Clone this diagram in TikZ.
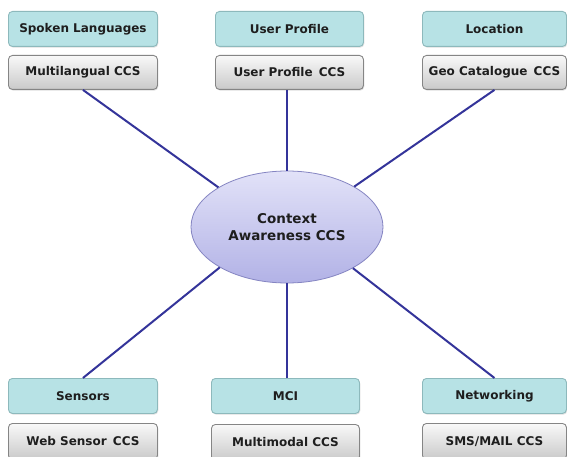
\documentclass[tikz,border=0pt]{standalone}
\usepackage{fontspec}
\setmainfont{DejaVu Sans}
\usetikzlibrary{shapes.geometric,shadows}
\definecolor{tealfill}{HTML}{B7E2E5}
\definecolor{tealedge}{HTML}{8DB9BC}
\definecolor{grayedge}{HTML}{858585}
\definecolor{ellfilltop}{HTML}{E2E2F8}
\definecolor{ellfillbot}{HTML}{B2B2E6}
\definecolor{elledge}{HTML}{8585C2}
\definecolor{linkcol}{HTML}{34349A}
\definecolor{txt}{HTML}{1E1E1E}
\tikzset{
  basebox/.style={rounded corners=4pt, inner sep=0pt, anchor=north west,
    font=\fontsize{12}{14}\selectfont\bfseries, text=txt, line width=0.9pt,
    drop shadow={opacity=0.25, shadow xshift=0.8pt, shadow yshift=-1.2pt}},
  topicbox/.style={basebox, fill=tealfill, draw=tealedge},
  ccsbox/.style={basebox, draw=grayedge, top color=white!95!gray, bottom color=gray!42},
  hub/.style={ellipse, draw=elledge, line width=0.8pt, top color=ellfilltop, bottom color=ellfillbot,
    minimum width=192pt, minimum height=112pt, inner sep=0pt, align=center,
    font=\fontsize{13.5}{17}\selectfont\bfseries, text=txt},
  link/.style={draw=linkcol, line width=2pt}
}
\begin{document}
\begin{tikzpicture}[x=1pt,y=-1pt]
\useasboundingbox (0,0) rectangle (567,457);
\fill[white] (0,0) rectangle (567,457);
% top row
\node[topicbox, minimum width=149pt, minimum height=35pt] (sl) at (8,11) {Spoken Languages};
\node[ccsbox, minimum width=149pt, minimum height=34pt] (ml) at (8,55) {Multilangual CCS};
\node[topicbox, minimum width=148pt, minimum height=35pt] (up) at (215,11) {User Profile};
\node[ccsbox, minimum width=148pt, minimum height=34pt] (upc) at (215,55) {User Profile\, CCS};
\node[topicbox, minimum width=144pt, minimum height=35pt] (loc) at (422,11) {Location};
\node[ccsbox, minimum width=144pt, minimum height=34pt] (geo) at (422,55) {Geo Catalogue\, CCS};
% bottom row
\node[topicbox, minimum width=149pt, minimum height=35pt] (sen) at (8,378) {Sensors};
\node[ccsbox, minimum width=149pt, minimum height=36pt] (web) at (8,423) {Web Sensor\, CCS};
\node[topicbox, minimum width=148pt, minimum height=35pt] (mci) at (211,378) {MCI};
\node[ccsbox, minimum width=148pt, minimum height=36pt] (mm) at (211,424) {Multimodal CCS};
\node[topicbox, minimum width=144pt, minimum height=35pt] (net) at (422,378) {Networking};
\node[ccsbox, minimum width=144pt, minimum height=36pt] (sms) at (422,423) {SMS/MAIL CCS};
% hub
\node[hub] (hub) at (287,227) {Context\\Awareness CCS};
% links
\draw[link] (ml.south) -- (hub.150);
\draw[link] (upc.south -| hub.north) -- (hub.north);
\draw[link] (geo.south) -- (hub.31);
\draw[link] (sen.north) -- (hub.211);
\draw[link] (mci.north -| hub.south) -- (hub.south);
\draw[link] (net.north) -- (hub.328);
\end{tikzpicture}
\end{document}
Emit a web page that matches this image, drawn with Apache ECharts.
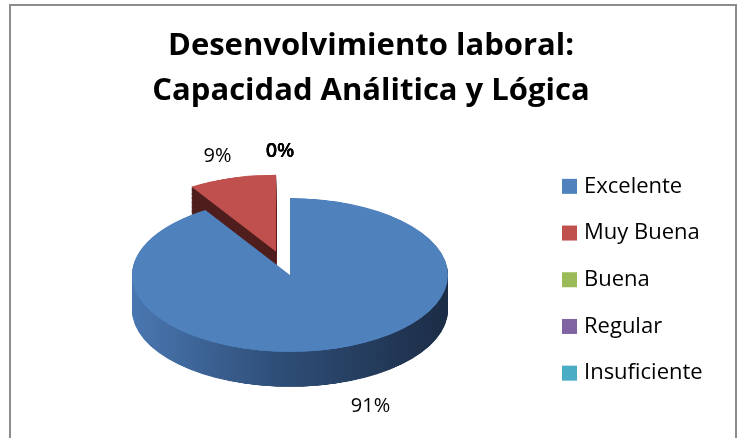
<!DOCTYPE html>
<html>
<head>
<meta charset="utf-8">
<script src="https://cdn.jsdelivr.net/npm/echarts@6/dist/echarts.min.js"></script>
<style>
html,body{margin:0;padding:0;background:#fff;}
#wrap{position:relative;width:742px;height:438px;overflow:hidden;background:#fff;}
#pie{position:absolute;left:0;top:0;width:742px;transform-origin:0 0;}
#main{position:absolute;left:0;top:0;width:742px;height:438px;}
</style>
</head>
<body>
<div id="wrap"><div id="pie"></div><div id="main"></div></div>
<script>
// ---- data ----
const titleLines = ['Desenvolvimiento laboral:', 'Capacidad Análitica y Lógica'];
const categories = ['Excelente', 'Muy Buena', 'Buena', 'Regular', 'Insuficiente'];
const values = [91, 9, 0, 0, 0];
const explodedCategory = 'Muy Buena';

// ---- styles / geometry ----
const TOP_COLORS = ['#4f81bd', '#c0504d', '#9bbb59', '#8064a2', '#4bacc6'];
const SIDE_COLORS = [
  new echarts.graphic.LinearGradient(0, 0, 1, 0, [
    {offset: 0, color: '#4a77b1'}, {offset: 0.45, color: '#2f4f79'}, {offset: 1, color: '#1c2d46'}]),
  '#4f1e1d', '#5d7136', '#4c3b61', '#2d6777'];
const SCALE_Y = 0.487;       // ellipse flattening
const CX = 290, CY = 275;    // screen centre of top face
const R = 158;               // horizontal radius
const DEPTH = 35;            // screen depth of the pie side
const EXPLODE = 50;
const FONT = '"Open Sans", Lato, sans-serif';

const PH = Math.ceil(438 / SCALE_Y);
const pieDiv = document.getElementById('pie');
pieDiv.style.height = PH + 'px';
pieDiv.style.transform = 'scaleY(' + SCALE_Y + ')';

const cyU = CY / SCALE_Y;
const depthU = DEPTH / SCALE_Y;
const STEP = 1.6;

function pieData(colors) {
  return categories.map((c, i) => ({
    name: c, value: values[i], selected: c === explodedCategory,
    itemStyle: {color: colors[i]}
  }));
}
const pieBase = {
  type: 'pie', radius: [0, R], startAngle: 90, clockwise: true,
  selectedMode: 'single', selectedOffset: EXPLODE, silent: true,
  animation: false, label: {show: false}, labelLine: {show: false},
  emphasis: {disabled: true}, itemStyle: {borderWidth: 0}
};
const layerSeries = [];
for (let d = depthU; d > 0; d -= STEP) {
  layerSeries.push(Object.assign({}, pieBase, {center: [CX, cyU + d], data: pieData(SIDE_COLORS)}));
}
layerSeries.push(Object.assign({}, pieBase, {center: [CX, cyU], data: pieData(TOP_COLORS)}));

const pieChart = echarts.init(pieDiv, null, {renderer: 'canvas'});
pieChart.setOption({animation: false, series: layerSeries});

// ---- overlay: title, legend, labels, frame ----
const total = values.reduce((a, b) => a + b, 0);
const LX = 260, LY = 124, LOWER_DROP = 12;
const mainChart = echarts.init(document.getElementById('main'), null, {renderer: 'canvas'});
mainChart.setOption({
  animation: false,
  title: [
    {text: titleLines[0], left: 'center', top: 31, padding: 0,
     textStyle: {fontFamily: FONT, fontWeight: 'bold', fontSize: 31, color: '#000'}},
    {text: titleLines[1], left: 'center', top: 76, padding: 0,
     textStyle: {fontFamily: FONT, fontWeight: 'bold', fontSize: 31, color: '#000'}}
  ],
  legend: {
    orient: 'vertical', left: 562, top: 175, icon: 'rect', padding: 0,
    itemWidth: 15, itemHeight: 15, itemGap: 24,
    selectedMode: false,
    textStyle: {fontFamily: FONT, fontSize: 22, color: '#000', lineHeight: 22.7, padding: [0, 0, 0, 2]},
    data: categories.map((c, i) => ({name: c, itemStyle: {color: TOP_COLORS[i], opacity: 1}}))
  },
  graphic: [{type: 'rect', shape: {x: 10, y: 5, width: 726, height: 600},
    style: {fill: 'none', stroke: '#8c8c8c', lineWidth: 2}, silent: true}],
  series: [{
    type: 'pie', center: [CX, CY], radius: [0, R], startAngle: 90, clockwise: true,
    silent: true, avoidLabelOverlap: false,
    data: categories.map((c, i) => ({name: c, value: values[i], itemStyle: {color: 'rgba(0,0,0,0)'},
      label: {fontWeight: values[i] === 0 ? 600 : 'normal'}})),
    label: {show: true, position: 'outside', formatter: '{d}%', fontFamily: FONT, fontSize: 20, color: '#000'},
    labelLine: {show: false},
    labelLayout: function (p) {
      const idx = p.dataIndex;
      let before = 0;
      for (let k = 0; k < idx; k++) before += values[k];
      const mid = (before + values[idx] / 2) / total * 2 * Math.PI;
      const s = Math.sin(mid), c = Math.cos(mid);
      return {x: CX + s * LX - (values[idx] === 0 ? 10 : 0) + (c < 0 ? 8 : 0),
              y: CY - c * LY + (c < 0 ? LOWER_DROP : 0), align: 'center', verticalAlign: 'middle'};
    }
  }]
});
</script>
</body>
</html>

^^^^

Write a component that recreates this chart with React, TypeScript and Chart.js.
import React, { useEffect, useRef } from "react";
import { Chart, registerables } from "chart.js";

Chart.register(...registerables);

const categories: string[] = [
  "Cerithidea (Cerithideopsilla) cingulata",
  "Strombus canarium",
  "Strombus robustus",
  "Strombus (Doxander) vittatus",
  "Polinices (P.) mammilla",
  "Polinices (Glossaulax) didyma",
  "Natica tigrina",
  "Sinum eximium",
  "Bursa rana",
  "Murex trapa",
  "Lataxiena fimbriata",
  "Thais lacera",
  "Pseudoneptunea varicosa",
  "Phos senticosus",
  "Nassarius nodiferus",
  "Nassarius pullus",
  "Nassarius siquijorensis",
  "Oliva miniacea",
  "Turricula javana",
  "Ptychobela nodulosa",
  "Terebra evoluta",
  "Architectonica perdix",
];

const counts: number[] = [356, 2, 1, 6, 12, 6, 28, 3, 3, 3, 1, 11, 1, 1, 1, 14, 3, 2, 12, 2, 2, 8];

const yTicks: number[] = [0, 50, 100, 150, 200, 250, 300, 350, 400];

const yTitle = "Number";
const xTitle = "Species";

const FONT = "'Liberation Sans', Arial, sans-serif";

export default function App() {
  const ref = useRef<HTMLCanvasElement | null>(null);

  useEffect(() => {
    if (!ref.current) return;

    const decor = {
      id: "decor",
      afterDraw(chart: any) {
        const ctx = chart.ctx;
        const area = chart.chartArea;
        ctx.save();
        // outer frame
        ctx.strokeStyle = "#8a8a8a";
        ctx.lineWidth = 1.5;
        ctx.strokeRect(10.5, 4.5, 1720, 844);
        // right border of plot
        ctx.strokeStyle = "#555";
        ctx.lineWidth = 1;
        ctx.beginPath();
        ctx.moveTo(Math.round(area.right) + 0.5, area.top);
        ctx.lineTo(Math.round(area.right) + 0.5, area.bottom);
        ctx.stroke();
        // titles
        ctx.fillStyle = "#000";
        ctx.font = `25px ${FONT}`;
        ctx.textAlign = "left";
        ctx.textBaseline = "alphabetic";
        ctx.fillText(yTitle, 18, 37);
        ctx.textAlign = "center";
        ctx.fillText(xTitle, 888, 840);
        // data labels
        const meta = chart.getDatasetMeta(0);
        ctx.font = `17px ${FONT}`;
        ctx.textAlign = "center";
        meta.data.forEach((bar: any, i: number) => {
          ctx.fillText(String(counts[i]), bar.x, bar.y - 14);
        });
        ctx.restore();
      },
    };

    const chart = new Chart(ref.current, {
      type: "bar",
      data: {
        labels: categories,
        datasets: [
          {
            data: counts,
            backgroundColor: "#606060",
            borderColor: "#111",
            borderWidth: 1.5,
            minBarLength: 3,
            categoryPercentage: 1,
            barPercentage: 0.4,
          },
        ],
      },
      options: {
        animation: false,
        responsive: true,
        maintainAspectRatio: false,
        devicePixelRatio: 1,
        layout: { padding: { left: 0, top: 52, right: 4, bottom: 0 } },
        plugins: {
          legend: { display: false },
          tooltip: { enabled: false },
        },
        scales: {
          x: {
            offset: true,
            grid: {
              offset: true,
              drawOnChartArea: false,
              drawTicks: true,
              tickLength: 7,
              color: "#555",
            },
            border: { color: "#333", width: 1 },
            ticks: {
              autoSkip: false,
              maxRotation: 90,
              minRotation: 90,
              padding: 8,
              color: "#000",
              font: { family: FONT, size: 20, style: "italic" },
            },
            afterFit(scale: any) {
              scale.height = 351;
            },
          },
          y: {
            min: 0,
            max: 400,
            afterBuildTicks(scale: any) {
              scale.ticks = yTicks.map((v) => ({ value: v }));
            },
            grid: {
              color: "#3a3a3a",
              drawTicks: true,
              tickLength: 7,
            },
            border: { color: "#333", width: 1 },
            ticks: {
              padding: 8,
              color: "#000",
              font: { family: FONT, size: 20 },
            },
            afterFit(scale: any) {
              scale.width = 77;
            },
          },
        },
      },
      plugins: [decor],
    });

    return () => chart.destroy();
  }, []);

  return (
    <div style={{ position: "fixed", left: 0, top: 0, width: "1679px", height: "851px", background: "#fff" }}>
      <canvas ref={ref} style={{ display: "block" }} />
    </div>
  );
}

^^^^

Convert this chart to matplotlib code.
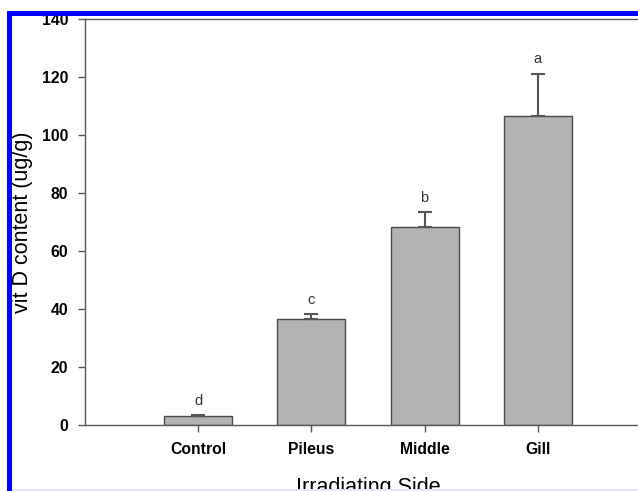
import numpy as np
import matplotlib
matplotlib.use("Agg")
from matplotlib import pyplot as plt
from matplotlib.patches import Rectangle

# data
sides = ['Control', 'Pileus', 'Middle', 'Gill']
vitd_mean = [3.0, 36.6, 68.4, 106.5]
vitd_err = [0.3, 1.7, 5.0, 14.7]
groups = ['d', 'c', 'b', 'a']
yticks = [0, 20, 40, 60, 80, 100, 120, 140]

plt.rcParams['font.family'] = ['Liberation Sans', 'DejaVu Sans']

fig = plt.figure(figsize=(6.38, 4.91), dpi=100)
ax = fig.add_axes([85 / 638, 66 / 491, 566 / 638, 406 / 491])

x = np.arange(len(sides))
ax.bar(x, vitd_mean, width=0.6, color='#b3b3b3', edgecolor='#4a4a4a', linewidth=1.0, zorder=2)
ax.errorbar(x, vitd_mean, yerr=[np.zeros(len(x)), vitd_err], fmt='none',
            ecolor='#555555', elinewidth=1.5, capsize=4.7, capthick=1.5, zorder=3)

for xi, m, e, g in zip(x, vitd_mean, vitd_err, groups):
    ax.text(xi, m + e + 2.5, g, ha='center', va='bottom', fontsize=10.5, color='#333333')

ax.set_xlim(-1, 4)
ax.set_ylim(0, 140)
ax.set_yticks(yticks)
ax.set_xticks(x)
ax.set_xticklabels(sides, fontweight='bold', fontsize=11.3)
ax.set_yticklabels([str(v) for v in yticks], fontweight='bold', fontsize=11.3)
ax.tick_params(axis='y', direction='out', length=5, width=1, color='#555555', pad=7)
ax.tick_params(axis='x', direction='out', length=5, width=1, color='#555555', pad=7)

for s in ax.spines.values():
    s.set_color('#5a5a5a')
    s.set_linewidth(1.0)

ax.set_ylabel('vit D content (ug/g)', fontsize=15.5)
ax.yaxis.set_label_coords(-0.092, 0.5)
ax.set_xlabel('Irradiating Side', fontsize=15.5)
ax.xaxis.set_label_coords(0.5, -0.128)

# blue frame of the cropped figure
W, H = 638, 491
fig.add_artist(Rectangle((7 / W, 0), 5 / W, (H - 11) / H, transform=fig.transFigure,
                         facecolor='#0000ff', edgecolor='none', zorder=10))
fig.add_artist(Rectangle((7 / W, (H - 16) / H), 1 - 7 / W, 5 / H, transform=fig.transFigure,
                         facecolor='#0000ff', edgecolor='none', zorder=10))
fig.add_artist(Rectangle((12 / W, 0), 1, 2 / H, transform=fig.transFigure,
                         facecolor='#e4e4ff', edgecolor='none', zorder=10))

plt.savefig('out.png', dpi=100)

^^^^

### WHAT THE EXERCISE ASKS
Starting at the line containing "Convert this chart to matplotlib code." and stopping after the line containing "yticks = [0, 20, 40, 60, 80, 100, 120, 140]", give the lines again exactly and leave out every image.

### TASK ANSWER
Convert this chart to matplotlib code.
import numpy as np
import matplotlib
matplotlib.use("Agg")
from matplotlib import pyplot as plt
from matplotlib.patches import Rectangle

# data
sides = ['Control', 'Pileus', 'Middle', 'Gill']
vitd_mean = [3.0, 36.6, 68.4, 106.5]
vitd_err = [0.3, 1.7, 5.0, 14.7]
groups = ['d', 'c', 'b', 'a']
yticks = [0, 20, 40, 60, 80, 100, 120, 140]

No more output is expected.